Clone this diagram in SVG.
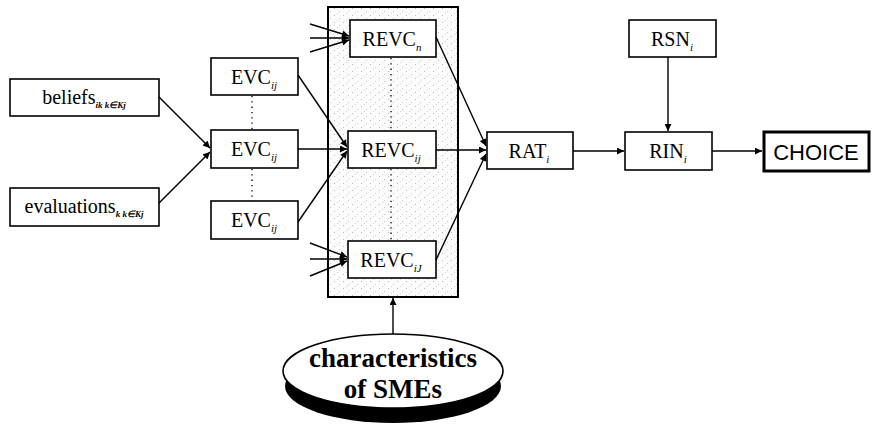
<svg xmlns="http://www.w3.org/2000/svg" width="873" height="427" viewBox="0 0 873 427">
<defs>
<marker id="ah" viewBox="0 0 10 10" refX="10" refY="5" markerWidth="8" markerHeight="7" markerUnits="userSpaceOnUse" orient="auto">
<path d="M0,0 L10,5 L0,10 z" fill="#000"/>
</marker>
<pattern id="speck" width="9" height="7" patternUnits="userSpaceOnUse">
<rect width="9" height="7" fill="#fbfbfb"/>
<rect x="1" y="1" width="1" height="1" fill="#b8b8b8"/>
<rect x="6" y="4" width="1" height="1" fill="#c8c8c8"/>
<rect x="4" y="6" width="1" height="1" fill="#d4d4d4"/>
</pattern>
<style>
.box{fill:#fff;stroke:#000;stroke-width:1.6}
.t{font-family:"Liberation Serif","Times New Roman",serif;font-size:20px;fill:#000}
.s{font-style:italic;font-size:11px}
.ss{font-style:italic;font-size:9px;font-weight:bold}
.c{stroke:#000;stroke-width:1.4;fill:none}
.dot{stroke:#000;stroke-width:1.3;stroke-dasharray:1.3 4;fill:none}
.e{font-family:"Liberation Serif","Times New Roman",serif;font-size:27px;font-weight:bold;fill:#000}
</style>
</defs>

<g id="revc-panel">
<rect x="328" y="7" width="130" height="290" fill="url(#speck)" stroke="#000" stroke-width="2"/>
</g>

<g id="beliefs">
<rect class="box" x="10" y="79" width="149" height="37"/>
<text class="t" x="84" y="104" text-anchor="middle">beliefs<tspan class="ss" dy="4">ik k∈Kj</tspan></text>
</g>
<g id="evaluations">
<rect class="box" x="10" y="188" width="149" height="38"/>
<text class="t" x="84" y="213" text-anchor="middle">evaluations<tspan class="ss" dy="4">k k∈Kj</tspan></text>
</g>

<g id="evc1">
<rect class="box" x="211" y="58" width="87" height="37"/>
<text class="t" x="254" y="84" text-anchor="middle">EVC<tspan class="s" dy="5">ij</tspan></text>
</g>
<g id="evc2">
<rect class="box" x="211" y="130" width="87" height="38"/>
<text class="t" x="254" y="156" text-anchor="middle">EVC<tspan class="s" dy="5">ij</tspan></text>
</g>
<g id="evc3">
<rect class="box" x="211" y="201" width="87" height="38"/>
<text class="t" x="254" y="227" text-anchor="middle">EVC<tspan class="s" dy="5">ij</tspan></text>
</g>

<g id="revc1">
<rect class="box" x="350" y="20" width="86" height="37"/>
<text class="t" x="392" y="46" text-anchor="middle">REVC<tspan class="s" dy="5">n</tspan></text>
</g>
<g id="revc2">
<rect class="box" x="348" y="131" width="88" height="37"/>
<text class="t" x="391" y="157" text-anchor="middle">REVC<tspan class="s" dy="5">ij</tspan></text>
</g>
<g id="revc3">
<rect class="box" x="348" y="241" width="88" height="37"/>
<text class="t" x="391" y="267" text-anchor="middle">REVC<tspan class="s" dy="5">iJ</tspan></text>
</g>

<g id="rat">
<rect class="box" x="487" y="132" width="86" height="37"/>
<text class="t" x="529" y="158" text-anchor="middle">RAT<tspan class="s" dy="5">i</tspan></text>
</g>
<g id="rsn">
<rect class="box" x="629" y="20" width="87" height="37"/>
<text class="t" x="672" y="46" text-anchor="middle">RSN<tspan class="s" dy="5">i</tspan></text>
</g>
<g id="rin">
<rect class="box" x="625" y="132" width="87" height="38"/>
<text class="t" x="668" y="158" text-anchor="middle">RIN<tspan class="s" dy="5">i</tspan></text>
</g>
<g id="choice">
<rect x="764" y="132" width="105" height="39" fill="#fff" stroke="#000" stroke-width="3"/>
<text x="816" y="160" text-anchor="middle" font-family="Liberation Sans, Arial, sans-serif" font-size="22" fill="#000">CHOICE</text>
</g>

<g id="characteristics">
<ellipse cx="393" cy="386" rx="108" ry="37" fill="#000"/>
<ellipse cx="393" cy="371" rx="110" ry="37" fill="#fff" stroke="#000" stroke-width="1.6"/>
<text class="e" x="393" y="367" text-anchor="middle">characteristics</text>
<text class="e" x="393" y="398" text-anchor="middle">of SMEs</text>
</g>

<g id="connectors">
<path class="c" d="M159,97 L210,148" marker-end="url(#ah)"/>
<path class="c" d="M159,203 L210,152" marker-end="url(#ah)"/>
<path class="dot" d="M252,96 V130"/>
<path class="dot" d="M252,169 V201"/>
<path class="c" d="M298,75 L347,147" marker-end="url(#ah)"/>
<path class="c" d="M298,149 L347,149" marker-end="url(#ah)"/>
<path class="c" d="M298,222 L347,151" marker-end="url(#ah)"/>
<path class="c" d="M310,24 L349,36" marker-end="url(#ah)"/>
<path class="c" d="M310,38 L349,38" marker-end="url(#ah)"/>
<path class="c" d="M310,52 L349,40" marker-end="url(#ah)"/>
<path class="c" d="M310,243 L347,257" marker-end="url(#ah)"/>
<path class="c" d="M310,259 L347,259" marker-end="url(#ah)"/>
<path class="c" d="M310,276 L347,261" marker-end="url(#ah)"/>
<path class="dot" d="M391,58 V131"/>
<path class="dot" d="M391,169 V241"/>
<path class="c" d="M436,37 L486,146" marker-end="url(#ah)"/>
<path class="c" d="M436,150 L486,150" stroke-width="2" marker-end="url(#ah)"/>
<path class="c" d="M436,260 L486,154" marker-end="url(#ah)"/>
<path class="c" d="M573,151 L624,151" marker-end="url(#ah)"/>
<path class="c" d="M668,57 L668,131" stroke-width="1.8" marker-end="url(#ah)"/>
<path class="c" d="M712,151 L762,151" stroke-width="1.8" marker-end="url(#ah)"/>
<path class="c" d="M393,334 L393,298" stroke-width="1.8" marker-end="url(#ah)"/>
</g>
</svg>
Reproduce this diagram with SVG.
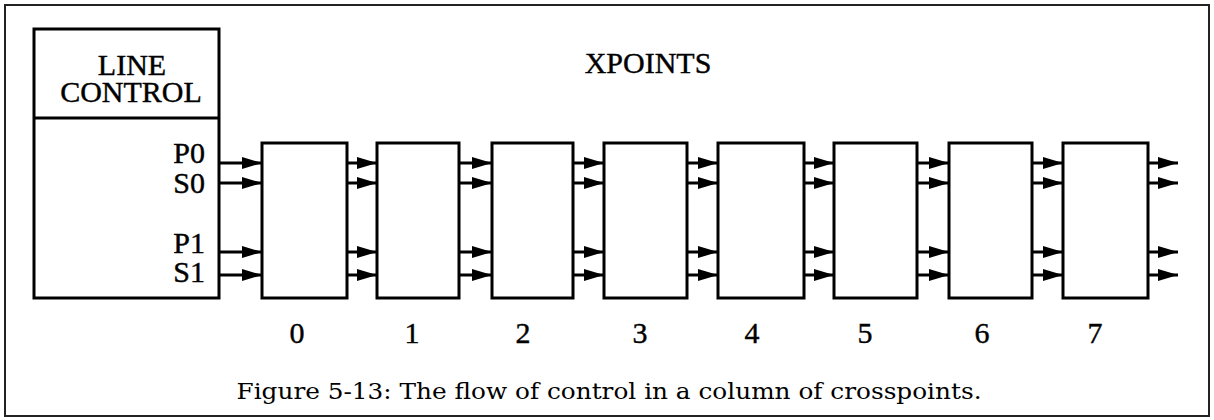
<svg xmlns="http://www.w3.org/2000/svg" width="1214" height="420" viewBox="0 0 1214 420">
<style>
.frame{fill:#fff;stroke:#222;stroke-width:2}
.box{fill:#fff;stroke:#000;stroke-width:3}
.t{font-family:"Liberation Serif","Times New Roman",serif;font-size:30px;fill:#000;stroke:#000;stroke-width:0.4}
.cap{font-family:"DejaVu Serif","Liberation Serif",serif;font-size:23px;fill:#000}
.c{stroke:#000;stroke-width:3;fill:none;marker-end:url(#ah)}
</style>
<defs>
<marker id="ah" markerUnits="userSpaceOnUse" markerWidth="22" markerHeight="14" refX="20" refY="6" orient="auto">
<path d="M0,0 L20,6 L0,12 z" fill="#000"/>
</marker>
</defs>
<rect class="frame" x="5" y="5" width="1204" height="411"/>
<g id="line-control">
<rect class="box" x="34" y="29" width="185" height="269"/>
<line x1="34" y1="118" x2="219" y2="118" stroke="#000" stroke-width="3"/>
<text class="t" x="132" y="75" text-anchor="middle">LINE</text>
<text class="t" x="131" y="102" text-anchor="middle">CONTROL</text>
<text class="t" x="205" y="163" text-anchor="end">P0</text>
<text class="t" x="205" y="193" text-anchor="end">S0</text>
<text class="t" x="205" y="253" text-anchor="end">P1</text>
<text class="t" x="205" y="282" text-anchor="end">S1</text>
</g>
<text id="xpoints-title" class="t" x="648" y="73" text-anchor="middle">XPOINTS</text>
<g id="xp0"><rect class="box" x="262" y="143" width="85" height="155"/><text class="t" x="297" y="343" text-anchor="middle">0</text></g>
<g id="xp1"><rect class="box" x="377" y="143" width="82" height="155"/><text class="t" x="412" y="343" text-anchor="middle">1</text></g>
<g id="xp2"><rect class="box" x="492" y="143" width="81" height="155"/><text class="t" x="523" y="343" text-anchor="middle">2</text></g>
<g id="xp3"><rect class="box" x="604" y="143" width="83" height="155"/><text class="t" x="640" y="343" text-anchor="middle">3</text></g>
<g id="xp4"><rect class="box" x="718" y="143" width="86" height="155"/><text class="t" x="752" y="343" text-anchor="middle">4</text></g>
<g id="xp5"><rect class="box" x="834" y="143" width="83" height="155"/><text class="t" x="865" y="343" text-anchor="middle">5</text></g>
<g id="xp6"><rect class="box" x="949" y="143" width="83" height="155"/><text class="t" x="982" y="343" text-anchor="middle">6</text></g>
<g id="xp7"><rect class="box" x="1063" y="143" width="85" height="155"/><text class="t" x="1095" y="343" text-anchor="middle">7</text></g>
<g id="connectors">
<path class="c" d="M219,163 H262"/><path class="c" d="M219,183 H262"/><path class="c" d="M219,252 H262"/><path class="c" d="M219,275 H262"/>
<path class="c" d="M347,163 H377"/><path class="c" d="M347,183 H377"/><path class="c" d="M347,252 H377"/><path class="c" d="M347,275 H377"/>
<path class="c" d="M459,163 H492"/><path class="c" d="M459,183 H492"/><path class="c" d="M459,252 H492"/><path class="c" d="M459,275 H492"/>
<path class="c" d="M573,163 H604"/><path class="c" d="M573,183 H604"/><path class="c" d="M573,252 H604"/><path class="c" d="M573,275 H604"/>
<path class="c" d="M687,163 H718"/><path class="c" d="M687,183 H718"/><path class="c" d="M687,252 H718"/><path class="c" d="M687,275 H718"/>
<path class="c" d="M804,163 H834"/><path class="c" d="M804,183 H834"/><path class="c" d="M804,252 H834"/><path class="c" d="M804,275 H834"/>
<path class="c" d="M917,163 H949"/><path class="c" d="M917,183 H949"/><path class="c" d="M917,252 H949"/><path class="c" d="M917,275 H949"/>
<path class="c" d="M1032,163 H1063"/><path class="c" d="M1032,183 H1063"/><path class="c" d="M1032,252 H1063"/><path class="c" d="M1032,275 H1063"/>
<path class="c" d="M1148,163 H1178"/><path class="c" d="M1148,183 H1178"/><path class="c" d="M1148,252 H1178"/><path class="c" d="M1148,275 H1178"/>
</g>
<text id="caption" class="cap" x="609" y="399" text-anchor="middle" textLength="745" lengthAdjust="spacingAndGlyphs">Figure 5-13: The flow of control in a column of crosspoints.</text>
</svg>
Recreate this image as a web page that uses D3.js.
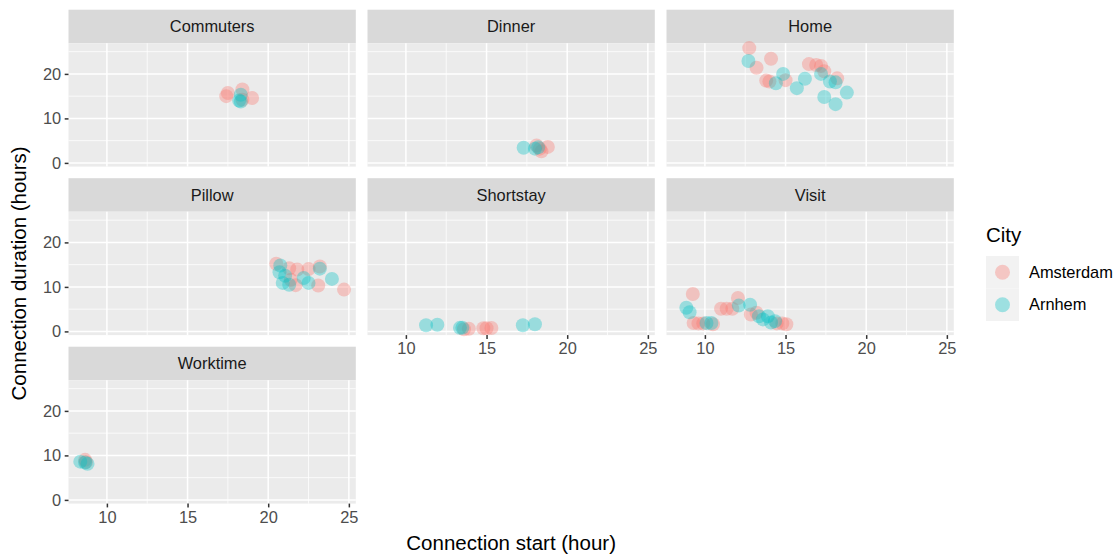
<!DOCTYPE html>
<html>
<head>
<meta charset="utf-8">
<script src="https://cdn.jsdelivr.net/npm/d3@7"></script>
<style>
  html, body { margin: 0; padding: 0; background: #ffffff; }
  svg { display: block; font-family: "Liberation Sans", Arial, Helvetica, sans-serif; }
</style>
</head>
<body>
<svg id="chart" width="1117" height="556"></svg>
<script>
// Facet panels, in reading order
const facets = ["Commuters", "Dinner", "Home", "Pillow", "Shortstay", "Visit", "Worktime"];
const cities = ["Amsterdam", "Arnhem"];
const cityColors = ["#F8766D", "#00BFC4"];

const xTicks = [10, 15, 20, 25];
const yTicks = [0, 10, 20];

// [facet, connection start (hour), connection duration (hours)]
const amsterdam = [
  ["Commuters", 17.4, 15.0], ["Commuters", 17.5, 15.7], ["Commuters", 18.4, 16.5],
  ["Commuters", 19.0, 14.6], ["Commuters", 18.4, 14.2],
  ["Dinner", 18.1, 3.9], ["Dinner", 18.4, 2.6], ["Dinner", 18.8, 3.6], ["Dinner", 18.3, 3.2],
  ["Home", 12.75, 25.8], ["Home", 14.1, 23.4], ["Home", 13.2, 21.4], ["Home", 13.8, 18.5],
  ["Home", 14.0, 18.3], ["Home", 15.0, 18.6], ["Home", 16.45, 22.2], ["Home", 16.9, 22.0],
  ["Home", 17.2, 21.8], ["Home", 17.4, 20.6], ["Home", 18.2, 19.0],
  ["Pillow", 20.5, 15.2], ["Pillow", 21.3, 14.2], ["Pillow", 21.8, 13.9], ["Pillow", 22.5, 14.0],
  ["Pillow", 23.2, 14.6], ["Pillow", 24.7, 9.4], ["Pillow", 23.1, 10.3], ["Pillow", 21.7, 10.4],
  ["Pillow", 21.4, 11.6],
  ["Shortstay", 13.6, 0.5], ["Shortstay", 13.9, 0.6], ["Shortstay", 14.8, 0.7],
  ["Shortstay", 15.0, 0.7], ["Shortstay", 15.3, 0.75],
  ["Visit", 9.25, 8.4], ["Visit", 9.3, 1.9], ["Visit", 9.6, 1.8], ["Visit", 9.9, 1.8],
  ["Visit", 10.5, 1.6], ["Visit", 11.0, 5.1], ["Visit", 11.35, 5.1], ["Visit", 11.7, 5.1],
  ["Visit", 12.05, 7.5], ["Visit", 12.85, 3.8], ["Visit", 13.2, 4.2], ["Visit", 14.45, 1.8],
  ["Visit", 14.8, 1.8], ["Visit", 15.05, 1.6],
  ["Worktime", 8.65, 9.0], ["Worktime", 8.7, 8.5]
];

const arnhem = [
  ["Commuters", 18.3, 15.3], ["Commuters", 18.3, 13.8], ["Commuters", 18.2, 14.0],
  ["Dinner", 17.3, 3.4], ["Dinner", 18.2, 3.5], ["Dinner", 18.0, 3.2],
  ["Home", 12.7, 22.9], ["Home", 14.4, 17.9], ["Home", 14.85, 20.0], ["Home", 15.7, 16.8],
  ["Home", 16.2, 18.9], ["Home", 17.2, 20.0], ["Home", 17.4, 14.8], ["Home", 17.75, 18.3],
  ["Home", 18.1, 18.1], ["Home", 18.1, 13.2], ["Home", 18.8, 15.8],
  ["Pillow", 20.75, 14.8], ["Pillow", 20.7, 13.3], ["Pillow", 23.2, 14.1], ["Pillow", 23.95, 11.8],
  ["Pillow", 22.5, 10.9], ["Pillow", 22.2, 12.0], ["Pillow", 20.9, 10.9], ["Pillow", 21.3, 10.5],
  ["Pillow", 21.05, 12.5],
  ["Shortstay", 11.25, 1.4], ["Shortstay", 11.95, 1.5], ["Shortstay", 13.35, 0.8],
  ["Shortstay", 13.5, 0.8], ["Shortstay", 17.25, 1.4], ["Shortstay", 18.0, 1.6],
  ["Visit", 8.85, 5.3], ["Visit", 9.05, 4.3], ["Visit", 10.1, 1.9], ["Visit", 10.4, 1.9],
  ["Visit", 12.1, 5.8], ["Visit", 12.8, 6.0], ["Visit", 13.35, 3.4], ["Visit", 13.6, 2.7],
  ["Visit", 13.9, 3.4], ["Visit", 14.1, 2.0], ["Visit", 14.35, 2.3],
  ["Worktime", 8.35, 8.6], ["Worktime", 8.8, 8.1], ["Worktime", 8.65, 8.4]
];

const seriesData = [amsterdam, arnhem];

// Layout of the facet grid
const nCols = 3;
const panelLeft = 68.5, panelTop = 43.2;
const panelW = 287.3, panelH = 123.4;
const colPitch = 299, rowPitch = 168.5;
const stripH = 33.5;

const baseFont = "16.4px", titleFont = "20.5px";
const tickLen = 3.8, pointR = 7;

const x = d3.scaleLinear().domain([7.62, 25.43]).range([0, panelW]);
const y = d3.scaleLinear().domain([-0.83, 26.9]).range([panelH, 0]);

const svg = d3.select("#chart");

const panelPos = (i) => ({
  col: i % nCols,
  row: Math.floor(i / nCols),
  x0: panelLeft + (i % nCols) * colPitch,
  y0: panelTop + Math.floor(i / nCols) * rowPitch
});

const nRows = Math.ceil(facets.length / nCols);

facets.forEach((name, i) => {
  const p = panelPos(i);
  const g = svg.append("g").attr("transform", `translate(${p.x0},${p.y0})`);

  // strip
  g.append("rect")
    .attr("x", 0).attr("y", -stripH).attr("width", panelW).attr("height", stripH)
    .attr("fill", "#D9D9D9");
  g.append("text")
    .attr("x", panelW / 2).attr("y", -stripH / 2)
    .attr("dy", "0.35em")
    .attr("text-anchor", "middle")
    .attr("font-size", baseFont)
    .attr("fill", "#1A1A1A")
    .text(name);

  // panel background
  g.append("rect")
    .attr("width", panelW).attr("height", panelH)
    .attr("fill", "#EBEBEB");

  // minor grid
  const xMinor = [7.5, 12.5, 17.5, 22.5].filter(v => v >= x.domain()[0] && v <= x.domain()[1]);
  const yMinor = [5, 15, 25];
  g.selectAll(".xminor").data(xMinor).enter().append("line")
    .attr("x1", d => x(d)).attr("x2", d => x(d))
    .attr("y1", 0).attr("y2", panelH)
    .attr("stroke", "#ffffff").attr("stroke-width", 0.75);
  g.selectAll(".yminor").data(yMinor).enter().append("line")
    .attr("y1", d => y(d)).attr("y2", d => y(d))
    .attr("x1", 0).attr("x2", panelW)
    .attr("stroke", "#ffffff").attr("stroke-width", 0.75);

  // major grid
  g.selectAll(".xmajor").data(xTicks).enter().append("line")
    .attr("x1", d => x(d)).attr("x2", d => x(d))
    .attr("y1", 0).attr("y2", panelH)
    .attr("stroke", "#ffffff").attr("stroke-width", 1.5);
  g.selectAll(".ymajor").data(yTicks).enter().append("line")
    .attr("y1", d => y(d)).attr("y2", d => y(d))
    .attr("x1", 0).attr("x2", panelW)
    .attr("stroke", "#ffffff").attr("stroke-width", 1.5);

  // points
  seriesData.forEach((rows, k) => {
    g.selectAll(".pt" + k).data(rows.filter(r => r[0] === name)).enter().append("circle")
      .attr("cx", d => x(d[1]))
      .attr("cy", d => y(d[2]))
      .attr("r", pointR)
      .attr("fill", cityColors[k])
      .attr("fill-opacity", 0.35);
  });

  // y axis on first column
  if (p.col === 0) {
    const ay = g.append("g").call(d3.axisLeft(y).tickValues(yTicks).tickSize(tickLen).tickPadding(3.5));
    ay.select(".domain").remove();
    ay.selectAll("line").attr("stroke", "#333333").attr("stroke-width", 1.5);
    ay.selectAll("text").attr("font-size", baseFont).attr("fill", "#4D4D4D")
      .attr("font-family", "'Liberation Sans', Arial, sans-serif");
  }

  // x axis on the lowest panel of each column
  const lowest = (p.row === nRows - 1) || (i + nCols >= facets.length);
  if (lowest) {
    const ax = g.append("g").attr("transform", `translate(0,${panelH})`)
      .call(d3.axisBottom(x).tickValues(xTicks).tickSize(tickLen).tickPadding(3.5));
    ax.select(".domain").remove();
    ax.selectAll("line").attr("stroke", "#333333").attr("stroke-width", 1.5);
    ax.selectAll("text").attr("font-size", baseFont).attr("fill", "#4D4D4D")
      .attr("font-family", "'Liberation Sans', Arial, sans-serif");
  }
});

// axis titles
const gridRight = panelLeft + (nCols - 1) * colPitch + panelW;
svg.append("text")
  .attr("x", (panelLeft + gridRight) / 2)
  .attr("y", 549.5)
  .attr("text-anchor", "middle")
  .attr("font-size", titleFont)
  .attr("fill", "#000000")
  .text("Connection start (hour)");

const gridBottom = panelTop + (nRows - 1) * rowPitch + panelH;
svg.append("text")
  .attr("transform", `translate(26,${(panelTop + gridBottom) / 2}) rotate(-90)`)
  .attr("text-anchor", "middle")
  .attr("font-size", titleFont)
  .attr("fill", "#000000")
  .text("Connection duration (hours)");

// legend
const legend = svg.append("g").attr("transform", "translate(986,222)");
legend.append("text")
  .attr("x", 0).attr("y", 19.7)
  .attr("font-size", titleFont)
  .attr("fill", "#000000")
  .text("City");
const keyH = 32.5, keyW = 33;
cities.forEach((c, k) => {
  const ky = 34 + k * keyH;
  legend.append("rect")
    .attr("x", 0).attr("y", ky).attr("width", keyW).attr("height", keyH)
    .attr("fill", "#F2F2F2");
  legend.append("circle")
    .attr("cx", keyW / 2).attr("cy", ky + keyH / 2)
    .attr("r", 7.5)
    .attr("fill", cityColors[k]).attr("fill-opacity", 0.35);
  legend.append("text")
    .attr("x", keyW + 10).attr("y", ky + keyH / 2)
    .attr("dy", "0.35em")
    .attr("font-size", baseFont)
    .attr("fill", "#000000")
    .text(c);
});
</script>
</body>
</html>
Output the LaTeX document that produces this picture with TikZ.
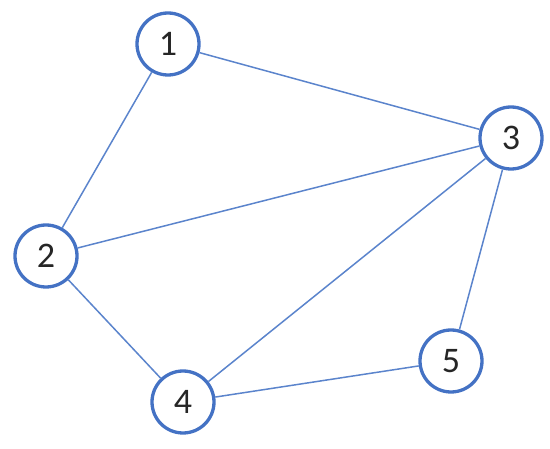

═══

THE EXERCISE:
Copy out the listing above from the line containing "Recreate this image" to the line containing "const yTicks = [0, 10, 20];", both included, exactly as written and minus the images.

SOLUTION TO THIS PROBLEM:
Recreate this image as a web page that uses D3.js.
<!DOCTYPE html>
<html>
<head>
<meta charset="utf-8">
<script src="https://cdn.jsdelivr.net/npm/d3@7"></script>
<style>
  html, body { margin: 0; padding: 0; background: #ffffff; }
  svg { display: block; font-family: "Liberation Sans", Arial, Helvetica, sans-serif; }
</style>
</head>
<body>
<svg id="chart" width="1117" height="556"></svg>
<script>
// Facet panels, in reading order
const facets = ["Commuters", "Dinner", "Home", "Pillow", "Shortstay", "Visit", "Worktime"];
const cities = ["Amsterdam", "Arnhem"];
const cityColors = ["#F8766D", "#00BFC4"];

const xTicks = [10, 15, 20, 25];
const yTicks = [0, 10, 20];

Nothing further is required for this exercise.